- _Data_
⁂
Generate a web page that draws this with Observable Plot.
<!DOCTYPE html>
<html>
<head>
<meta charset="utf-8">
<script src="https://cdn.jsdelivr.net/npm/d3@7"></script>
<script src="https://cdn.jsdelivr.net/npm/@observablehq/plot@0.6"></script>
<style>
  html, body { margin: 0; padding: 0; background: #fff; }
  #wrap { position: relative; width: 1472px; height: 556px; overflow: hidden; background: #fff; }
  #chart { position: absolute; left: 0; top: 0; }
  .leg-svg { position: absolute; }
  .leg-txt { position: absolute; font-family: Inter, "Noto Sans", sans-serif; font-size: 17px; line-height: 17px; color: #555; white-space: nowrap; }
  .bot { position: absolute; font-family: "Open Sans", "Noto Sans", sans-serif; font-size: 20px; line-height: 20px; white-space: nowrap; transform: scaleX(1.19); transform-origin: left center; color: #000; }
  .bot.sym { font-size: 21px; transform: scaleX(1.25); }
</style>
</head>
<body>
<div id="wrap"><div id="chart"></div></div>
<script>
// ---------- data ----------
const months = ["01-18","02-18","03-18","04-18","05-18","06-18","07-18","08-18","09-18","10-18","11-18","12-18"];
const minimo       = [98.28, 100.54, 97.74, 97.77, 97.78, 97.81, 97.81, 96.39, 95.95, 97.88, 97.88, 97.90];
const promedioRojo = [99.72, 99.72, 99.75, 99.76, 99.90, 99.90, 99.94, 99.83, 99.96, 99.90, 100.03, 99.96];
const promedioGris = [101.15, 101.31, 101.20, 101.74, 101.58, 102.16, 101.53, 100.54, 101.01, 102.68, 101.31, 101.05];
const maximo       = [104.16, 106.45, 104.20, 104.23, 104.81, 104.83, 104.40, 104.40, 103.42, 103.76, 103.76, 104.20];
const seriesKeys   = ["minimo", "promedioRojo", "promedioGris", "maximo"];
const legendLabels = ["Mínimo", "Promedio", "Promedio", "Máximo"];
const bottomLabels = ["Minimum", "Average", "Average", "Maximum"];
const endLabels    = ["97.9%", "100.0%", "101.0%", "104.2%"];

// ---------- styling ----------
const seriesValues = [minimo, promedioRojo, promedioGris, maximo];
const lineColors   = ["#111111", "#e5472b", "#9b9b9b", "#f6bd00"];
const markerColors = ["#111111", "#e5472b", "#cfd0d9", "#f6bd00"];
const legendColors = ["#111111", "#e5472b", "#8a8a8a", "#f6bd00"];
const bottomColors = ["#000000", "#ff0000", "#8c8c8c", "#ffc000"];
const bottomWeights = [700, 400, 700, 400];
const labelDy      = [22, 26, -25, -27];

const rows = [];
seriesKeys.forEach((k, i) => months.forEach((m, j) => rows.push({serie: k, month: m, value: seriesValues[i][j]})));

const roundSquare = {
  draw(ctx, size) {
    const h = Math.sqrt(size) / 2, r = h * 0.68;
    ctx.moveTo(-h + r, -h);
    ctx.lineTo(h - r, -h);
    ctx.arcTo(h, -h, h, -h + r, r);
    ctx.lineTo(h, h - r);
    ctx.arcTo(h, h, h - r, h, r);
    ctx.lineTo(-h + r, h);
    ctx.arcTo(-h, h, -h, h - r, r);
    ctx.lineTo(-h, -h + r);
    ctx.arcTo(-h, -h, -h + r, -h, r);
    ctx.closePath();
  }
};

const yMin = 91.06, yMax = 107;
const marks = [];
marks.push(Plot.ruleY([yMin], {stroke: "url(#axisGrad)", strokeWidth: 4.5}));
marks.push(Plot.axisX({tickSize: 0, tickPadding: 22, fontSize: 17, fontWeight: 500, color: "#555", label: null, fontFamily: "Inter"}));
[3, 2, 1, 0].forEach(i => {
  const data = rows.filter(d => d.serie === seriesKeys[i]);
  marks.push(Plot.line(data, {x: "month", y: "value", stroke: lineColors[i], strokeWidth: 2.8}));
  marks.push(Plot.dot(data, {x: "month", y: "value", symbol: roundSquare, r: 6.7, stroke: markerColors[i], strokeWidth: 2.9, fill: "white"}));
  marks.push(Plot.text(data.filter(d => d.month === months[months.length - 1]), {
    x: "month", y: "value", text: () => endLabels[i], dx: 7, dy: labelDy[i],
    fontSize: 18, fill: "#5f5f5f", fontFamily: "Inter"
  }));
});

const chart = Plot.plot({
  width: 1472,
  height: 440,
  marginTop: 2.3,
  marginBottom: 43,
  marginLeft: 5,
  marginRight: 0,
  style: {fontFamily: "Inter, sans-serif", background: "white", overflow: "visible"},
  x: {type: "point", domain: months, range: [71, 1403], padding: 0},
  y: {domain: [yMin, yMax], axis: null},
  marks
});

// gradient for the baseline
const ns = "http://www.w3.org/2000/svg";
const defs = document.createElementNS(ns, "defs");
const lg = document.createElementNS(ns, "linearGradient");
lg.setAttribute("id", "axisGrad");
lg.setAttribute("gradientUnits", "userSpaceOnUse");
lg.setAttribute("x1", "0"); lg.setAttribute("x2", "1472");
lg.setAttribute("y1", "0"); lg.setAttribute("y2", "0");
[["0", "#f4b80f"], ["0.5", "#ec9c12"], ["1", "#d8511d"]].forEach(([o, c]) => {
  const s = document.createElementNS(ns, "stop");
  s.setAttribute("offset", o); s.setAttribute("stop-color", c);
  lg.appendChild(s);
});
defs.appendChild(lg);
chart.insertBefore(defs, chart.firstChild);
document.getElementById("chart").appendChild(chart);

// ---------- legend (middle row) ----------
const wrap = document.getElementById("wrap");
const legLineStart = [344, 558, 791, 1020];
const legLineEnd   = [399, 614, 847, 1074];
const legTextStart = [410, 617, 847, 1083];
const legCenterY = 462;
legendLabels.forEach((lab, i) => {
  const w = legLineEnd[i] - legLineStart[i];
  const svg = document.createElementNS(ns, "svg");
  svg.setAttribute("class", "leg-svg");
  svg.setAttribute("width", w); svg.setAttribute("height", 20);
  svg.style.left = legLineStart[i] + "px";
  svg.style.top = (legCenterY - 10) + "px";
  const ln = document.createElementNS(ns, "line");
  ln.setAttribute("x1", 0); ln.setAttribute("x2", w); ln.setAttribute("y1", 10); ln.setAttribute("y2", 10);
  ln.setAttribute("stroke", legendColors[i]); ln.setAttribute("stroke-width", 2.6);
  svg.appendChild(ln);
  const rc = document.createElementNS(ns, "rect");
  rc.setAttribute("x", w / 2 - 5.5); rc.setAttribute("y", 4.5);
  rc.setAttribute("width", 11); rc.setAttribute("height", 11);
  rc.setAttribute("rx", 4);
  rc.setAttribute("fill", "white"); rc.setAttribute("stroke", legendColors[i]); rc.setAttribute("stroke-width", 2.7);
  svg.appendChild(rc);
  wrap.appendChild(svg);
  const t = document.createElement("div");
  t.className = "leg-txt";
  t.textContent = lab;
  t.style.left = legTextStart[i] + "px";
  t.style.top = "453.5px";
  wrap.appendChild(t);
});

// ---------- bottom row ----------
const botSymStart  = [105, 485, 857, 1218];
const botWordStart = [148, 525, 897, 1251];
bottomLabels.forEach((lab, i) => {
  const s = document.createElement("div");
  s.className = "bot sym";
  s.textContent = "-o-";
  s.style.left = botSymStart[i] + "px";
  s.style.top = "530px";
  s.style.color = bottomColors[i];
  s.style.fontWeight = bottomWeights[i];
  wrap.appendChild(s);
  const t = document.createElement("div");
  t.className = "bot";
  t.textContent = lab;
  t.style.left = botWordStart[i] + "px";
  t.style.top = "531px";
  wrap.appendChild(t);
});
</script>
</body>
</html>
⁂
- _Stated exercise_
Each line above is to be repeated exactly.

- _Task output_
Generate a web page that draws this with Observable Plot.
<!DOCTYPE html>
<html>
<head>
<meta charset="utf-8">
<script src="https://cdn.jsdelivr.net/npm/d3@7"></script>
<script src="https://cdn.jsdelivr.net/npm/@observablehq/plot@0.6"></script>
<style>
  html, body { margin: 0; padding: 0; background: #fff; }
  #wrap { position: relative; width: 1472px; height: 556px; overflow: hidden; background: #fff; }
  #chart { position: absolute; left: 0; top: 0; }
  .leg-svg { position: absolute; }
  .leg-txt { position: absolute; font-family: Inter, "Noto Sans", sans-serif; font-size: 17px; line-height: 17px; color: #555; white-space: nowrap; }
  .bot { position: absolute; font-family: "Open Sans", "Noto Sans", sans-serif; font-size: 20px; line-height: 20px; white-space: nowrap; transform: scaleX(1.19); transform-origin: left center; color: #000; }
  .bot.sym { font-size: 21px; transform: scaleX(1.25); }
</style>
</head>
<body>
<div id="wrap"><div id="chart"></div></div>
<script>
// ---------- data ----------
const months = ["01-18","02-18","03-18","04-18","05-18","06-18","07-18","08-18","09-18","10-18","11-18","12-18"];
const minimo       = [98.28, 100.54, 97.74, 97.77, 97.78, 97.81, 97.81, 96.39, 95.95, 97.88, 97.88, 97.90];
const promedioRojo = [99.72, 99.72, 99.75, 99.76, 99.90, 99.90, 99.94, 99.83, 99.96, 99.90, 100.03, 99.96];
const promedioGris = [101.15, 101.31, 101.20, 101.74, 101.58, 102.16, 101.53, 100.54, 101.01, 102.68, 101.31, 101.05];
const maximo       = [104.16, 106.45, 104.20, 104.23, 104.81, 104.83, 104.40, 104.40, 103.42, 103.76, 103.76, 104.20];
const seriesKeys   = ["minimo", "promedioRojo", "promedioGris", "maximo"];
const legendLabels = ["Mínimo", "Promedio", "Promedio", "Máximo"];
const bottomLabels = ["Minimum", "Average", "Average", "Maximum"];
const endLabels    = ["97.9%", "100.0%", "101.0%", "104.2%"];

// ---------- styling ----------
const seriesValues = [minimo, promedioRojo, promedioGris, maximo];
const lineColors   = ["#111111", "#e5472b", "#9b9b9b", "#f6bd00"];
const markerColors = ["#111111", "#e5472b", "#cfd0d9", "#f6bd00"];
const legendColors = ["#111111", "#e5472b", "#8a8a8a", "#f6bd00"];
const bottomColors = ["#000000", "#ff0000", "#8c8c8c", "#ffc000"];
const bottomWeights = [700, 400, 700, 400];
const labelDy      = [22, 26, -25, -27];

const rows = [];
seriesKeys.forEach((k, i) => months.forEach((m, j) => rows.push({serie: k, month: m, value: seriesValues[i][j]})));

const roundSquare = {
  draw(ctx, size) {
    const h = Math.sqrt(size) / 2, r = h * 0.68;
    ctx.moveTo(-h + r, -h);
    ctx.lineTo(h - r, -h);
    ctx.arcTo(h, -h, h, -h + r, r);
    ctx.lineTo(h, h - r);
    ctx.arcTo(h, h, h - r, h, r);
    ctx.lineTo(-h + r, h);
    ctx.arcTo(-h, h, -h, h - r, r);
    ctx.lineTo(-h, -h + r);
    ctx.arcTo(-h, -h, -h + r, -h, r);
    ctx.closePath();
  }
};

const yMin = 91.06, yMax = 107;
const marks = [];
marks.push(Plot.ruleY([yMin], {stroke: "url(#axisGrad)", strokeWidth: 4.5}));
marks.push(Plot.axisX({tickSize: 0, tickPadding: 22, fontSize: 17, fontWeight: 500, color: "#555", label: null, fontFamily: "Inter"}));
[3, 2, 1, 0].forEach(i => {
  const data = rows.filter(d => d.serie === seriesKeys[i]);
  marks.push(Plot.line(data, {x: "month", y: "value", stroke: lineColors[i], strokeWidth: 2.8}));
  marks.push(Plot.dot(data, {x: "month", y: "value", symbol: roundSquare, r: 6.7, stroke: markerColors[i], strokeWidth: 2.9, fill: "white"}));
  marks.push(Plot.text(data.filter(d => d.month === months[months.length - 1]), {
    x: "month", y: "value", text: () => endLabels[i], dx: 7, dy: labelDy[i],
    fontSize: 18, fill: "#5f5f5f", fontFamily: "Inter"
  }));
});

const chart = Plot.plot({
  width: 1472,
  height: 440,
  marginTop: 2.3,
  marginBottom: 43,
  marginLeft: 5,
  marginRight: 0,
  style: {fontFamily: "Inter, sans-serif", background: "white", overflow: "visible"},
  x: {type: "point", domain: months, range: [71, 1403], padding: 0},
  y: {domain: [yMin, yMax], axis: null},
  marks
});

// gradient for the baseline
const ns = "http://www.w3.org/2000/svg";
const defs = document.createElementNS(ns, "defs");
const lg = document.createElementNS(ns, "linearGradient");
lg.setAttribute("id", "axisGrad");
lg.setAttribute("gradientUnits", "userSpaceOnUse");
lg.setAttribute("x1", "0"); lg.setAttribute("x2", "1472");
lg.setAttribute("y1", "0"); lg.setAttribute("y2", "0");
[["0", "#f4b80f"], ["0.5", "#ec9c12"], ["1", "#d8511d"]].forEach(([o, c]) => {
  const s = document.createElementNS(ns, "stop");
  s.setAttribute("offset", o); s.setAttribute("stop-color", c);
  lg.appendChild(s);
});
defs.appendChild(lg);
chart.insertBefore(defs, chart.firstChild);
document.getElementById("chart").appendChild(chart);

// ---------- legend (middle row) ----------
const wrap = document.getElementById("wrap");
const legLineStart = [344, 558, 791, 1020];
const legLineEnd   = [399, 614, 847, 1074];
const legTextStart = [410, 617, 847, 1083];
const legCenterY = 462;
legendLabels.forEach((lab, i) => {
  const w = legLineEnd[i] - legLineStart[i];
  const svg = document.createElementNS(ns, "svg");
  svg.setAttribute("class", "leg-svg");
  svg.setAttribute("width", w); svg.setAttribute("height", 20);
  svg.style.left = legLineStart[i] + "px";
  svg.style.top = (legCenterY - 10) + "px";
  const ln = document.createElementNS(ns, "line");
  ln.setAttribute("x1", 0); ln.setAttribute("x2", w); ln.setAttribute("y1", 10); ln.setAttribute("y2", 10);
  ln.setAttribute("stroke", legendColors[i]); ln.setAttribute("stroke-width", 2.6);
  svg.appendChild(ln);
  const rc = document.createElementNS(ns, "rect");
  rc.setAttribute("x", w / 2 - 5.5); rc.setAttribute("y", 4.5);
  rc.setAttribute("width", 11); rc.setAttribute("height", 11);
  rc.setAttribute("rx", 4);
  rc.setAttribute("fill", "white"); rc.setAttribute("stroke", legendColors[i]); rc.setAttribute("stroke-width", 2.7);
  svg.appendChild(rc);
  wrap.appendChild(svg);
  const t = document.createElement("div");
  t.className = "leg-txt";
  t.textContent = lab;
  t.style.left = legTextStart[i] + "px";
  t.style.top = "453.5px";
  wrap.appendChild(t);
});

// ---------- bottom row ----------
const botSymStart  = [105, 485, 857, 1218];
const botWordStart = [148, 525, 897, 1251];
bottomLabels.forEach((lab, i) => {
  const s = document.createElement("div");
  s.className = "bot sym";
  s.textContent = "-o-";
  s.style.left = botSymStart[i] + "px";
  s.style.top = "530px";
  s.style.color = bottomColors[i];
  s.style.fontWeight = bottomWeights[i];
  wrap.appendChild(s);
  const t = document.createElement("div");
  t.className = "bot";
  t.textContent = lab;
  t.style.left = botWordStart[i] + "px";
  t.style.top = "531px";
  wrap.appendChild(t);
});
</script>
</body>
</html>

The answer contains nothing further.